No confidence vote poll: Nearly half of Tory members want Boris Johnson removed
Nearly half of the Conservative party’s membership want Boris Johnson removed as leader, according to one poll, with the result of the no confidence vote set to be announced at 9pm.
A snap poll by YouGov found 42 per cent of Conservative members wanted Johnson gone, with 53 per cent saying he should stay.
Another snap poll by Conservative Home found that 55 per cent of members want to remove the PM.
Fifty per cent of Tory members told YouGov pollsters that it was “right” that a vote of no confidence in his leadership was called and 44 per cent said it was “wrong”.
Sir Graham Brady, chair of the 1922 Committee of Tory backbenchers, has told journalists that he will announce the result of the vote at 9pm tonight.
It is understood that the threshold of no confidence letters needed from Tory MPs to force a vote, 54, was reached on Sunday and that more were expected today after the end of the Platinum Jubilee celebrations.
Johnson was told by Brady about the impending vote early yesterday afternoon, with the pair agreeing to hold the vote today.
The vote comes less than two weeks after Sue Gray’s report into the partygate scandal was released.
The release of the Gray report clearly showed a pattern of brazen Covid rule breaking across Number 10, with the senior civil servant putting the blame on Johnson for overseeing a toxic culture in Downing Street.
Johnson apologised for the scandal, but insisted he did not know the litany of lockdown-busting events were against his own Covid rules.
A steady trickle of Conservative MPs have come out against Johnson in the week and a half since the release of the report, with rumours that up to 67 letters of no confidence were sent to Sir Graham Brady.
“I’ve been a little bit wary as this process has gone on for six months,” Brady said.
Johnson’s anti-corruption tsar John Penrose quit his position today and said he would vote for Johnson to be removed as leader.
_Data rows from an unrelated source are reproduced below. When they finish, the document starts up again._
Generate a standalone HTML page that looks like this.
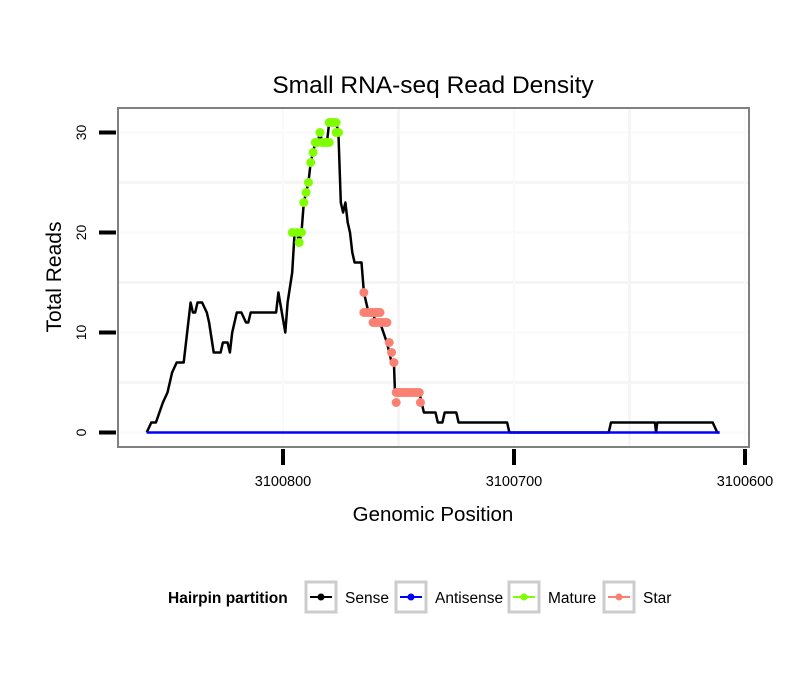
<!DOCTYPE html>
<html><head><meta charset="utf-8"><style>
body{margin:0;background:#fff;}
svg text{font-family:"Liberation Sans",Arial,sans-serif;}
</style></head><body>
<svg id="chart" width="810" height="690" xmlns="http://www.w3.org/2000/svg">
<rect width="810" height="690" fill="#fff"/>
<text x="433" y="93" font-size="24.5" text-anchor="middle">Small RNA-seq Read Density</text>
<g id="grid"></g>
<g id="series"></g>
<rect x="118" y="108" width="631" height="339" fill="none" stroke="#808080" stroke-width="2"/>
<g id="axes"></g>
<text x="433" y="521" font-size="20.5" text-anchor="middle">Genomic Position</text>
<text transform="translate(61,277) rotate(-90)" font-size="21" text-anchor="middle">Total Reads</text>
<g id="legend">
<text x="168" y="603" font-size="15.5" font-weight="bold">Hairpin partition</text>
</g>
</svg>
<script>
const xTicks=[3100800,3100700,3100600];
const yTicks=[0,10,20,30];
const sensePos=[859,857,855,852,850,848,846,843,840,839,838,837,835,833,832,830,827,826,824,823,822,820,818,816,815,814,803,802,799,798,796,795,794,793,792,791,790,789,788,787,786,785,784,783,781,780,777,776,775,774,773,772,771,770,769,767,766,765,763,761,760,758,755,754,753,752,751.5,741,739,734,733,731,730,725,724,703,702,659,658,639,638.5,638,614,612,611];
const senseVal=[0,1,1,3,4,6,7,7,13,12,12,13,13,12,11,8,8,9,9,8,10,12,12,11,11,12,12,14,10,13,16,20,20,19,20,23,24,25,27,28,29,29,30,29,29,31,31,30,23,22,23,21,20,18,17,17,17,14,12,12,11,11,9,8,7,7,4,4,2,2,1,1,2,2,1,1,0,0,1,1,0,1,1,0,0];
const antiPos=[859,611];
const antiVal=[0,0];
const maturePos=[796,794,792,793,791,790,789,788,787,786,785,783,782,781,780,784,780,779,778,777,777,776];
const matureVal=[20,20,20,19,23,24,25,27,28,29,29,29,29,29,29,30,31,31,31,31,30,30];
const starPos=[765,765,764,763,762,761,760,759,758,761,760,759,758,757,756,755,754,753,752,751,750,749,748,747,746,745,744,743,742,741,751,740.5];
const starVal=[14,12,12,12,12,12,12,12,12,11,11,11,11,11,11,11,9,8,7,4,4,4,4,4,4,4,4,4,4,4,3,3];

const NS="http://www.w3.org/2000/svg";
const xs=p=>283+(3100800-(p<100000?3100000+p:p))*2.31;
const ys=v=>432.5-v*10;
function mk(tag,attrs,parent){const e=document.createElementNS(NS,tag);for(const k in attrs)e.setAttribute(k,attrs[k]);document.getElementById(parent).appendChild(e);return e;}
[5,15,25].forEach(v=>{const l=mk('line',{x1:119,x2:748,y1:ys(v),y2:ys(v),stroke:'#f5f5f5','stroke-width':3},'grid');

});
yTicks.forEach(v=>{const l=mk('line',{x1:119,x2:748,y1:ys(v),y2:ys(v),stroke:'#fafafa','stroke-width':2},'grid');

});
[3100750,3100650].forEach(v=>{const l=mk('line',{x1:xs(v),x2:xs(v),y1:109,y2:446,stroke:'#f5f5f5','stroke-width':3},'grid');

});
xTicks.forEach(v=>{const l=mk('line',{x1:xs(v),x2:xs(v),y1:109,y2:446,stroke:'#fafafa','stroke-width':2},'grid');

});
yTicks.forEach(v=>{const t=mk('line',{x1:99,x2:116,y1:ys(v),y2:ys(v),stroke:'#000','stroke-width':4},'axes');


const tx=mk('text',{transform:`translate(86,${ys(v)}) rotate(-90)`,'font-size':14,'text-anchor':'middle'},'axes');tx.textContent=v;

});
xTicks.forEach(v=>{const t=mk('line',{x1:xs(v),x2:xs(v),y1:449,y2:465,stroke:'#000','stroke-width':4},'axes');


const tx=mk('text',{x:xs(v),y:486,'font-size':14.5,'text-anchor':'middle'},'axes');tx.textContent=v;

});
function line(P,V,col,name){const d=P.map((p,i)=>(i?'L':'M')+xs(p).toFixed(1)+','+ys(V[i]).toFixed(1)).join('');
const e=mk('path',{d:d,fill:'none',stroke:col,'stroke-width':2.5,'stroke-linejoin':'round'},'series');

}
line(sensePos,senseVal,'#000','sense-line');
line(antiPos,antiVal,'#0000ff','antisense-line');
function pts(P,V,col,name){P.forEach((p,i)=>{const c=mk('circle',{cx:xs(p),cy:ys(V[i]),r:4.5,fill:col},'series');

});}
pts(maturePos,matureVal,'#7fff00','mature-point');
pts(starPos,starVal,'#fa8072','star-point');
const leg=[['Sense','#000',305],['Antisense','#0000ff',395],['Mature','#7fff00',508],['Star','#fa8072',603]];
leg.forEach(([n,c,x])=>{const b=mk('rect',{x:x+1,y:582,width:30,height:30,fill:'#fff',stroke:'#cccccc','stroke-width':3},'legend');


const l=mk('line',{x1:x+5,x2:x+27,y1:597,y2:597,stroke:c,'stroke-width':2},'legend');


const d=mk('circle',{cx:x+16,cy:597,r:3.5,fill:c},'legend');


const t=mk('text',{x:x+40,y:603,'font-size':15.5},'legend');t.textContent=n;

});
</script>
</body></html>
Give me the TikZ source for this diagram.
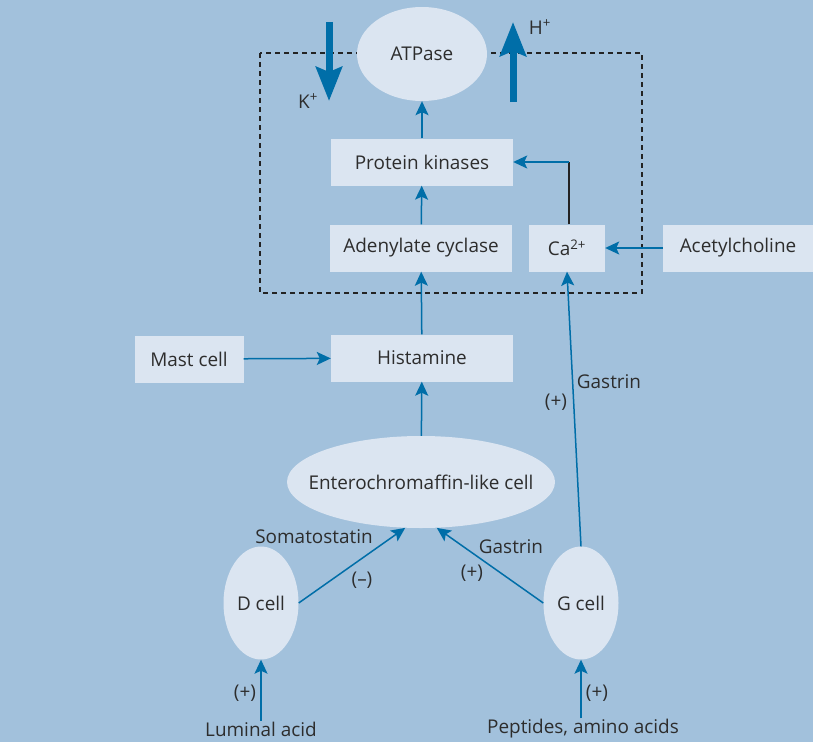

Penrose said Johnson broke the ministerial code over the Downing Street Covid parties scandal.
Jesse Norman, formerly a close Boris Johnson ally, today called for the PM to resign for the first time.
Former close Johnson ally Jesse Norman today said: “Under you the government seems to lack a sense of mission. It has a large majority, but no long-term plan.
“Rather, you are simply seeking to campaign, to keep changing the subject and to create political and cultural dividing lines mainly for your advantage.”